Comments : We displayed the parameters of Hawkes processes that would fit our data. But we have a problem. As our data is in nanoseconds, then a beta of $10^{−8}$ means that significant decay only occurs over time intervals on the order of $\frac{1}{\beta} \approx 10^8$ nanoseconds (around 0.1 seconds). As the events occur in rapid succession (much less than 0.1 seconds apart), then the kernel effectively acts as if it were constant over the observed intervals : indeed the exponential of the kernel would be : $e^{-\beta t} \approx 1$. Therefore, it seems to fail into capturing the data for almost all days except one. Let's deep dive into this day.

We are going to try to display some statistical properties to check how the Hawkes process suits the data.

Comments : This plot is a QQ-plot of the simulated distribution with the estimated parameters versus the empirical distribution of our data, for the choosen day. We can see that visually, the empirical distribution fails to be explained by the simulated one, which is the Hawkes process corresponding to the parameters obtained by estimation on the empirical data. Therefore, we could argue that this is not a good model for our data. But let's try to get a more quantitative analysis.

Now, and to finish let's try to use the data of one hour and see if the Hawkes process models it better.

Comments : This plot is a QQ-plot of the simulated distribution with the estimated parameters versus the empirical distribution of our data, for the choosen hour.

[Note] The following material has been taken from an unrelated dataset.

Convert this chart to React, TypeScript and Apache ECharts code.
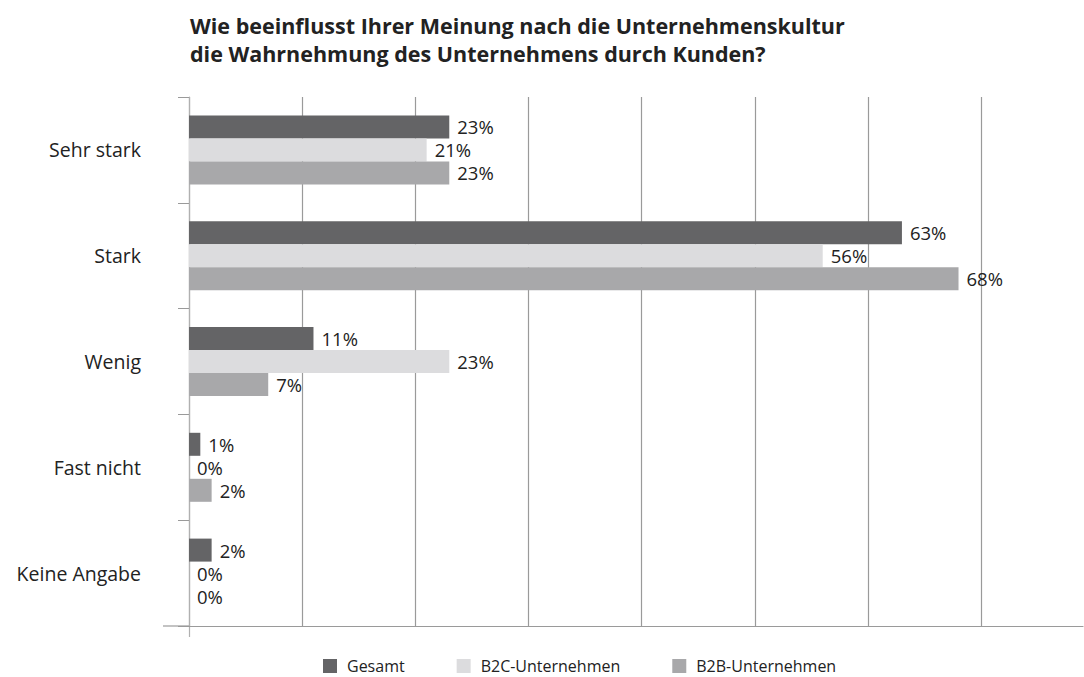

We can see that visually, the empirical distribution is better explained by the simulated one, which is the Hawkes process corresponding to the parameters obtained by estimation on the empirical data. Therefore, we could argue that this is a better model for our data. Let's try to get a more quantitative analysis.

Comments : We can see that the parameters estimated for the hour data are better than the ones estimated for the whole day. The branching ratio is closer to 1 and the AIC is lower. The log-likelihood is also higher. This means that the model fits better the data for the hour than for the whole day. Therefore, we could argue that the Hawkes process is a good model for the time dynamics of the trades reported in our dataset, but only for short time intervals. For longer time intervals, the Hawkes process is not a good model for the data.